Situação atual brasileira: perspectiva histórica e ampliação democrática
Compartilhe

“A democracia se opõe à ditadura, às tendências autoritárias, correntes nazifascistas e violência social, ao desrespeito às leis (sobretudo à Constituição), às pessoas e aos direitos e deveres da cidadania.”

O primeiro tumultuado semestre do governo recém-eleito termina com muitos embates, com resultados socioeconômicos e internacionais. Contudo, a necessidade de aprovação de pautas importantes (como a reforma tributária), conquista de apoios e coalizão governamental são usadas para justificar a distribuição de ministérios sem embasamento em projetos. Tal estratégia revela persistência de deformações políticas, sede desmesurada de poder e multiplicação de exigências gananciosas de verbas ou postos para votar cada proposta.

Essa situação transforma nossa democracia num vergonhoso balcão de negócios. É necessário restabelecer a governabilidade e equilíbrio dos poderes colocando o bem comum acima dos interesses de grupos e pessoas. No cenário nacional, permanecem a polarização, narrativas paralelas, fechamento ao diálogo e argumentos distintos. Embora menos efervescentes, prosseguem a discórdia e divisão do país.

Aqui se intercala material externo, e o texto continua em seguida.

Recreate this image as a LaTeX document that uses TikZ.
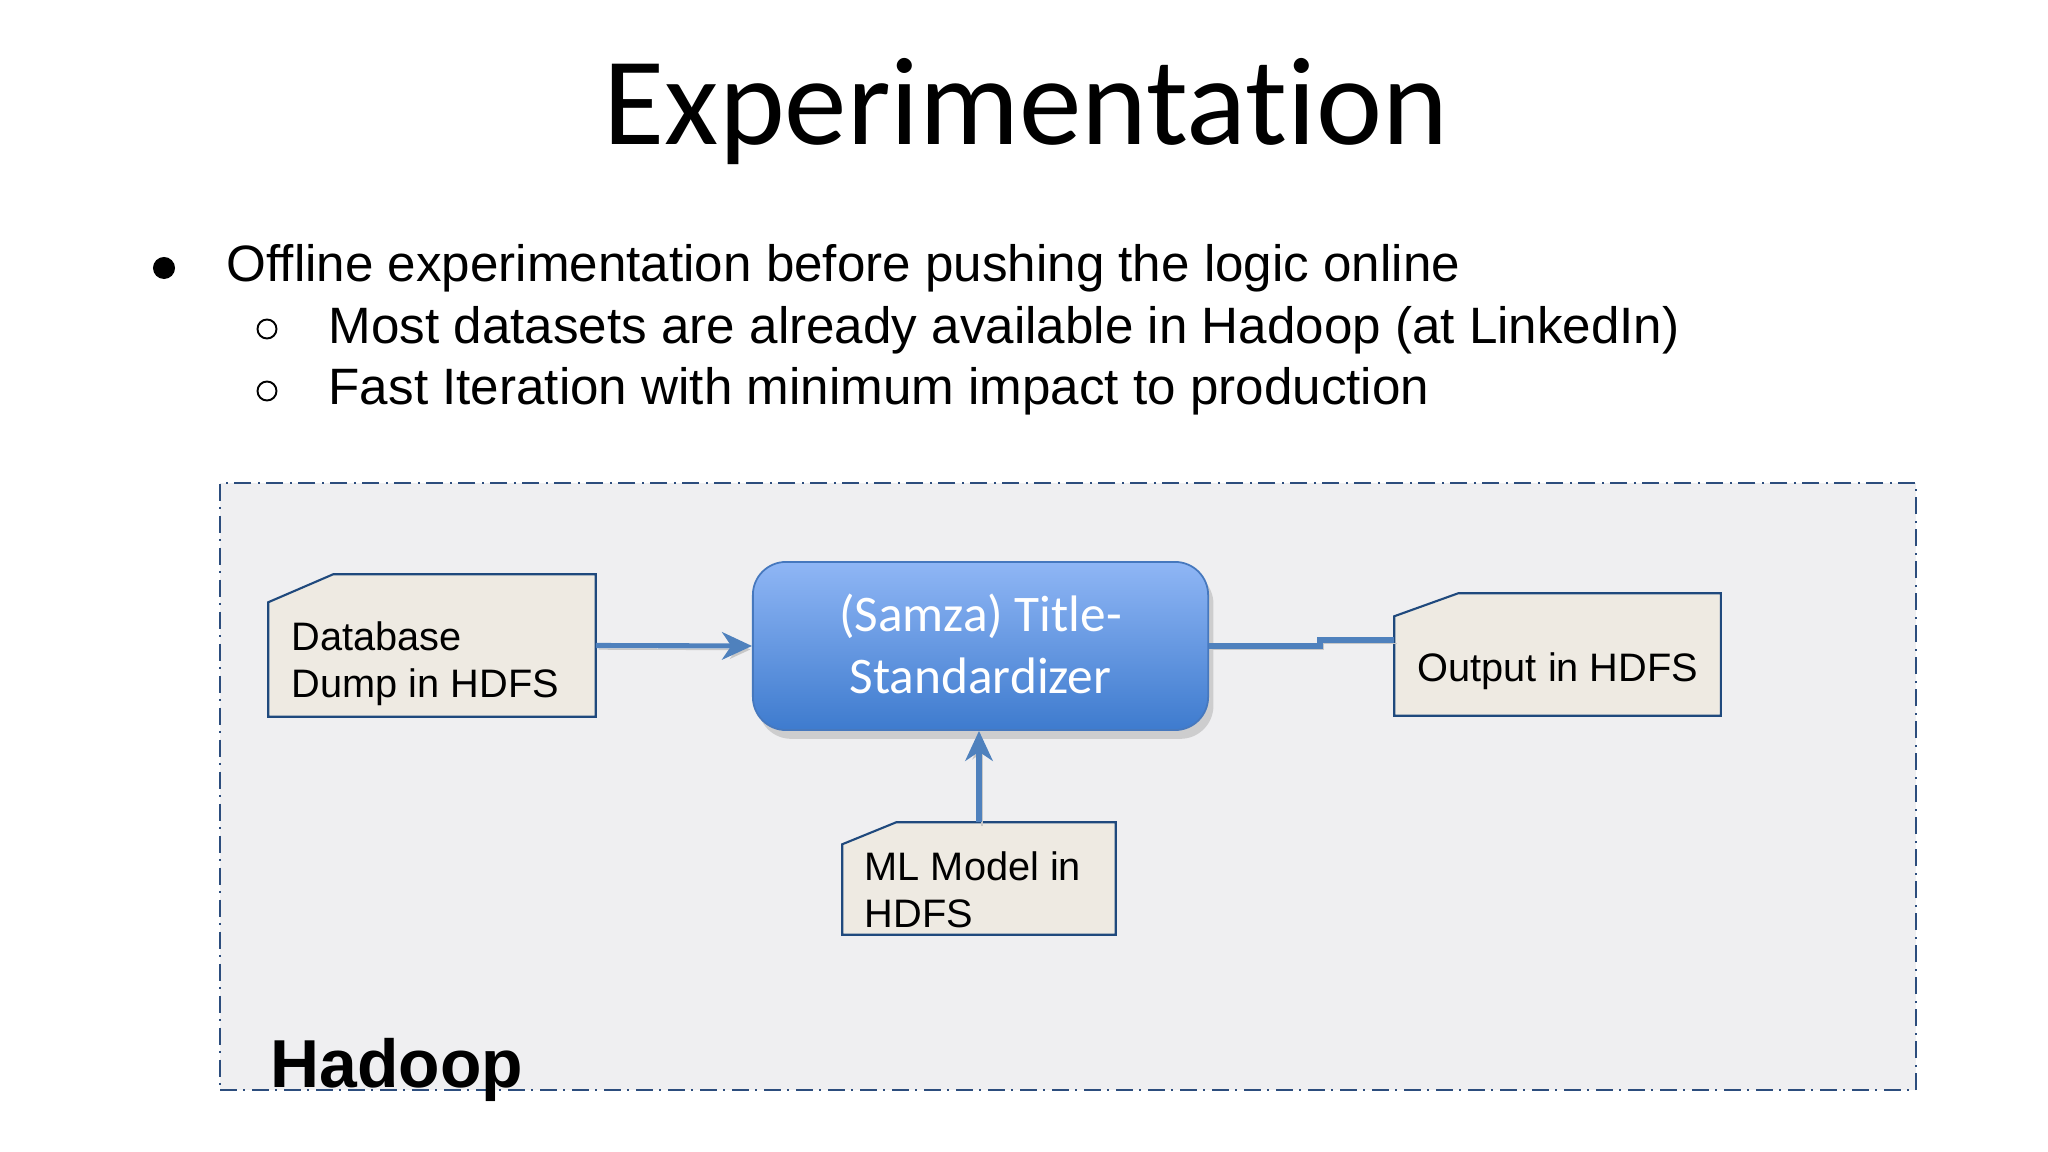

Nesse contexto, crescem o desencanto, instabilidade social, tendências autoritárias e nazifascistas, que angariam e armam adeptos até entre jovens escolares! É fundamental entender as raízes e perspectivas históricas da situação democrática atual em relação com a ditadura e violência social, opondo-se às suas diferentes manifestações e condições pela participação na transformação social, luta pela justiça social e ampliação da democracia.

Minhas análises dessa crise – em processo há algum tempo – não são apenas teóricas. Baseiam-se na caminhada espiritual, história familiar e experiência de minha geração, traçada com lágrimas e sangue na ditadura instalada, no Brasil, em 1964. Estes acontecimentos tornaram-me avessa a toda ditadura, quaisquer que sejam suas justificativas ideológicas.

Após a IIª Guerra Mundial, a democracia se consolidava, no Brasil, até ser bruscamente interrompida pela imposição da ditadura. É imprescindível conhecermos sua face escondida. Ela foi apoiada por poderosas forças político-econômicas – que temiam as reformas sociais propostas pelo governo da época – e pela chamada ‘ala golpista das forças armadas’. Estas derrotaram a ‘ala militar legalista’, que garantira a posse do Presidente Juscelino Kubitscheck e formação de uma ampla frente democrática no Parlamento.

Mais de 6 mil militares opostos à ditadura foram expulsos de suas corporações e perseguidos. Perdi muitos amigos que defendiam transformações sociais democráticas. Foram presos, torturados e mortos, em seus cárceres. Assisti à apreensão e queima de livros; editoras fechadas; artistas, intelectuais, jornalistas, políticos, professores e estudantes obrigados a calarem-se; opiniões, ideais e a livre expressão do pensamento sendo amordaçados.

Meu pai – então professor de uma instituição do Ministério da Educação – perdeu seus direitos políticos, foi preso e teve muitos livros proibidos. Saí do país, e quando retornei de férias, um antigo namorado me convidou para jantar. Eu me apaixonara por ele na adolescência, em Itu, quando ele acabava de ingressar na Escola Militar das Agulhas Negras.

No jantar, ele narrou como conseguiu galgar altos postos em sua carreira militar. No auge da narração confidenciou orgulhosamente ter desempenhado ‘papel importante na ditadura’: tinha torturado várias pessoas, quando servia em Santos. Emudeci horrorizada, e – terminando rapidamente de jantar – pedi que me levasse para casa. Jamais quis revê-lo, porém não esqueci este exemplo do terrível lado oculto da ditadura. Experimentando-a aprendi o valor da democracia – independentemente de escolhas partidárias!